*Extracted information*
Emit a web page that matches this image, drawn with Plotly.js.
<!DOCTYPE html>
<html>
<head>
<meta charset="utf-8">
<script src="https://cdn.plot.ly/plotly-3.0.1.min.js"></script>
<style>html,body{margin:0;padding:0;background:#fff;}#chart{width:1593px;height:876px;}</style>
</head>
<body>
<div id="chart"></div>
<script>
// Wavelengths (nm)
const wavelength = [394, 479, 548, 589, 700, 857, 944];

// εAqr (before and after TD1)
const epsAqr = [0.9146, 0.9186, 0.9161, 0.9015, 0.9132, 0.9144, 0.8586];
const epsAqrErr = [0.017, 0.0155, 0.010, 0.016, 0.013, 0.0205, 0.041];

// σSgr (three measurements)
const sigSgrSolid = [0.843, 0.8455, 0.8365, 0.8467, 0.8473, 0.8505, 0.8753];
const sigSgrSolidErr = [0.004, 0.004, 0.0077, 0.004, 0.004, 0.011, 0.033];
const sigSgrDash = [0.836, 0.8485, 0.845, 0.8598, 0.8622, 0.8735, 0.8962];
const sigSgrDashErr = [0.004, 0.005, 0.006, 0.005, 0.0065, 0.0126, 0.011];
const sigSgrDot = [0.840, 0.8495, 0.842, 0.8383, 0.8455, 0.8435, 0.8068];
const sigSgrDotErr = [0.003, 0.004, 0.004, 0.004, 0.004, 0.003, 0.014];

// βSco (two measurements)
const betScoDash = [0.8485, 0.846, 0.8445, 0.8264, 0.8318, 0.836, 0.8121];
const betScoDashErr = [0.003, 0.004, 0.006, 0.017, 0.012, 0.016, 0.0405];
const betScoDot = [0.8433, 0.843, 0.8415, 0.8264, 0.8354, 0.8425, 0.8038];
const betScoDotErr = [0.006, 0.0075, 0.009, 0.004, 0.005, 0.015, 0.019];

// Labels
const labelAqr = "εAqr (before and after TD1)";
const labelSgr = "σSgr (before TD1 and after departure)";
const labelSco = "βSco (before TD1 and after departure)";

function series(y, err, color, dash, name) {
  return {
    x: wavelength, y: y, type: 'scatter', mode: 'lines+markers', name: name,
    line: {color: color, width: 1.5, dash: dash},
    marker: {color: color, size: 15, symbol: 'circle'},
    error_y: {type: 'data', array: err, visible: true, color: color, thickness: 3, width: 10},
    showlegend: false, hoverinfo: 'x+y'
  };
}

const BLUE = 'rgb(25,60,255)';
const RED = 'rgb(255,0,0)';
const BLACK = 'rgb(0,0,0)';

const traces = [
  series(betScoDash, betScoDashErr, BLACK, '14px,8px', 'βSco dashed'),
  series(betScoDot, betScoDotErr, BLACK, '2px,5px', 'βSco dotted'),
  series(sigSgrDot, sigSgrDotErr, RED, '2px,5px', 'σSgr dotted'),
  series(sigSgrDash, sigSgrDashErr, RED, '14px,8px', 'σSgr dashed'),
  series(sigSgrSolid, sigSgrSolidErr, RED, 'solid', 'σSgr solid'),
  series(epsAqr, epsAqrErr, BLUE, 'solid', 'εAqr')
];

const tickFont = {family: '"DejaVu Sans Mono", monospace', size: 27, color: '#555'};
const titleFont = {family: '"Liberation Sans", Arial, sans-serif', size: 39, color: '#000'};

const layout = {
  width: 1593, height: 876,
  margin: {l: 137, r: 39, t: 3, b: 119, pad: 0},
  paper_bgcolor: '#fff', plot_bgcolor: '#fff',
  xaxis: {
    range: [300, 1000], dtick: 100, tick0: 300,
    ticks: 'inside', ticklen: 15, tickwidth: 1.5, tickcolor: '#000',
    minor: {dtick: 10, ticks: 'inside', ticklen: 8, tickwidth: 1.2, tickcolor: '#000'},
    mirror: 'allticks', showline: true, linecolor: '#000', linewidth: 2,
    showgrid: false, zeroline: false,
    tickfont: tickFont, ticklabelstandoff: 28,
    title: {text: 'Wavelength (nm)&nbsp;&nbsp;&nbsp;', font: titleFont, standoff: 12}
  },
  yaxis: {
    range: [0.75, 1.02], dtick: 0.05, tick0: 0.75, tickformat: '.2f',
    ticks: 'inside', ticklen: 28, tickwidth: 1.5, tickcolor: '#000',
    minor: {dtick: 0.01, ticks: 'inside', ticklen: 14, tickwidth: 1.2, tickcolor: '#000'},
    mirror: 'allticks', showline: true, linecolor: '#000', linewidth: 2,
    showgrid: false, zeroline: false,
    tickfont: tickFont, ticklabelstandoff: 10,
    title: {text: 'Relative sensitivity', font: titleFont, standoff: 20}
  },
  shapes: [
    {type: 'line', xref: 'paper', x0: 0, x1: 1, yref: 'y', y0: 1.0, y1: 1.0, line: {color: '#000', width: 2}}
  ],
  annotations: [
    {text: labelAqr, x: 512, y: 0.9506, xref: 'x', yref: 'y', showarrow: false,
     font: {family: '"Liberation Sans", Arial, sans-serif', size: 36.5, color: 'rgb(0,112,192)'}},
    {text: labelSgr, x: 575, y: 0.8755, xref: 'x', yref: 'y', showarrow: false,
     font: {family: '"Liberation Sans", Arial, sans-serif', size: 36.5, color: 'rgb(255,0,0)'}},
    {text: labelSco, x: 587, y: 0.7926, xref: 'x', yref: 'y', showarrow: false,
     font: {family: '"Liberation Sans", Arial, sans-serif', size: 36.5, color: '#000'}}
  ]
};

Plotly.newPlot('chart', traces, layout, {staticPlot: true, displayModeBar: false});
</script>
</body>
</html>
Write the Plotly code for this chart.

*Instructions to follow*
Reproduce the full listing above, character for character.

*Solution*
Emit a web page that matches this image, drawn with Plotly.js.
<!DOCTYPE html>
<html>
<head>
<meta charset="utf-8">
<script src="https://cdn.plot.ly/plotly-3.0.1.min.js"></script>
<style>html,body{margin:0;padding:0;background:#fff;}#chart{width:1593px;height:876px;}</style>
</head>
<body>
<div id="chart"></div>
<script>
// Wavelengths (nm)
const wavelength = [394, 479, 548, 589, 700, 857, 944];

// εAqr (before and after TD1)
const epsAqr = [0.9146, 0.9186, 0.9161, 0.9015, 0.9132, 0.9144, 0.8586];
const epsAqrErr = [0.017, 0.0155, 0.010, 0.016, 0.013, 0.0205, 0.041];

// σSgr (three measurements)
const sigSgrSolid = [0.843, 0.8455, 0.8365, 0.8467, 0.8473, 0.8505, 0.8753];
const sigSgrSolidErr = [0.004, 0.004, 0.0077, 0.004, 0.004, 0.011, 0.033];
const sigSgrDash = [0.836, 0.8485, 0.845, 0.8598, 0.8622, 0.8735, 0.8962];
const sigSgrDashErr = [0.004, 0.005, 0.006, 0.005, 0.0065, 0.0126, 0.011];
const sigSgrDot = [0.840, 0.8495, 0.842, 0.8383, 0.8455, 0.8435, 0.8068];
const sigSgrDotErr = [0.003, 0.004, 0.004, 0.004, 0.004, 0.003, 0.014];

// βSco (two measurements)
const betScoDash = [0.8485, 0.846, 0.8445, 0.8264, 0.8318, 0.836, 0.8121];
const betScoDashErr = [0.003, 0.004, 0.006, 0.017, 0.012, 0.016, 0.0405];
const betScoDot = [0.8433, 0.843, 0.8415, 0.8264, 0.8354, 0.8425, 0.8038];
const betScoDotErr = [0.006, 0.0075, 0.009, 0.004, 0.005, 0.015, 0.019];

// Labels
const labelAqr = "εAqr (before and after TD1)";
const labelSgr = "σSgr (before TD1 and after departure)";
const labelSco = "βSco (before TD1 and after departure)";

function series(y, err, color, dash, name) {
  return {
    x: wavelength, y: y, type: 'scatter', mode: 'lines+markers', name: name,
    line: {color: color, width: 1.5, dash: dash},
    marker: {color: color, size: 15, symbol: 'circle'},
    error_y: {type: 'data', array: err, visible: true, color: color, thickness: 3, width: 10},
    showlegend: false, hoverinfo: 'x+y'
  };
}

const BLUE = 'rgb(25,60,255)';
const RED = 'rgb(255,0,0)';
const BLACK = 'rgb(0,0,0)';

const traces = [
  series(betScoDash, betScoDashErr, BLACK, '14px,8px', 'βSco dashed'),
  series(betScoDot, betScoDotErr, BLACK, '2px,5px', 'βSco dotted'),
  series(sigSgrDot, sigSgrDotErr, RED, '2px,5px', 'σSgr dotted'),
  series(sigSgrDash, sigSgrDashErr, RED, '14px,8px', 'σSgr dashed'),
  series(sigSgrSolid, sigSgrSolidErr, RED, 'solid', 'σSgr solid'),
  series(epsAqr, epsAqrErr, BLUE, 'solid', 'εAqr')
];

const tickFont = {family: '"DejaVu Sans Mono", monospace', size: 27, color: '#555'};
const titleFont = {family: '"Liberation Sans", Arial, sans-serif', size: 39, color: '#000'};

const layout = {
  width: 1593, height: 876,
  margin: {l: 137, r: 39, t: 3, b: 119, pad: 0},
  paper_bgcolor: '#fff', plot_bgcolor: '#fff',
  xaxis: {
    range: [300, 1000], dtick: 100, tick0: 300,
    ticks: 'inside', ticklen: 15, tickwidth: 1.5, tickcolor: '#000',
    minor: {dtick: 10, ticks: 'inside', ticklen: 8, tickwidth: 1.2, tickcolor: '#000'},
    mirror: 'allticks', showline: true, linecolor: '#000', linewidth: 2,
    showgrid: false, zeroline: false,
    tickfont: tickFont, ticklabelstandoff: 28,
    title: {text: 'Wavelength (nm)&nbsp;&nbsp;&nbsp;', font: titleFont, standoff: 12}
  },
  yaxis: {
    range: [0.75, 1.02], dtick: 0.05, tick0: 0.75, tickformat: '.2f',
    ticks: 'inside', ticklen: 28, tickwidth: 1.5, tickcolor: '#000',
    minor: {dtick: 0.01, ticks: 'inside', ticklen: 14, tickwidth: 1.2, tickcolor: '#000'},
    mirror: 'allticks', showline: true, linecolor: '#000', linewidth: 2,
    showgrid: false, zeroline: false,
    tickfont: tickFont, ticklabelstandoff: 10,
    title: {text: 'Relative sensitivity', font: titleFont, standoff: 20}
  },
  shapes: [
    {type: 'line', xref: 'paper', x0: 0, x1: 1, yref: 'y', y0: 1.0, y1: 1.0, line: {color: '#000', width: 2}}
  ],
  annotations: [
    {text: labelAqr, x: 512, y: 0.9506, xref: 'x', yref: 'y', showarrow: false,
     font: {family: '"Liberation Sans", Arial, sans-serif', size: 36.5, color: 'rgb(0,112,192)'}},
    {text: labelSgr, x: 575, y: 0.8755, xref: 'x', yref: 'y', showarrow: false,
     font: {family: '"Liberation Sans", Arial, sans-serif', size: 36.5, color: 'rgb(255,0,0)'}},
    {text: labelSco, x: 587, y: 0.7926, xref: 'x', yref: 'y', showarrow: false,
     font: {family: '"Liberation Sans", Arial, sans-serif', size: 36.5, color: '#000'}}
  ]
};

Plotly.newPlot('chart', traces, layout, {staticPlot: true, displayModeBar: false});
</script>
</body>
</html>
Write the Plotly code for this chart.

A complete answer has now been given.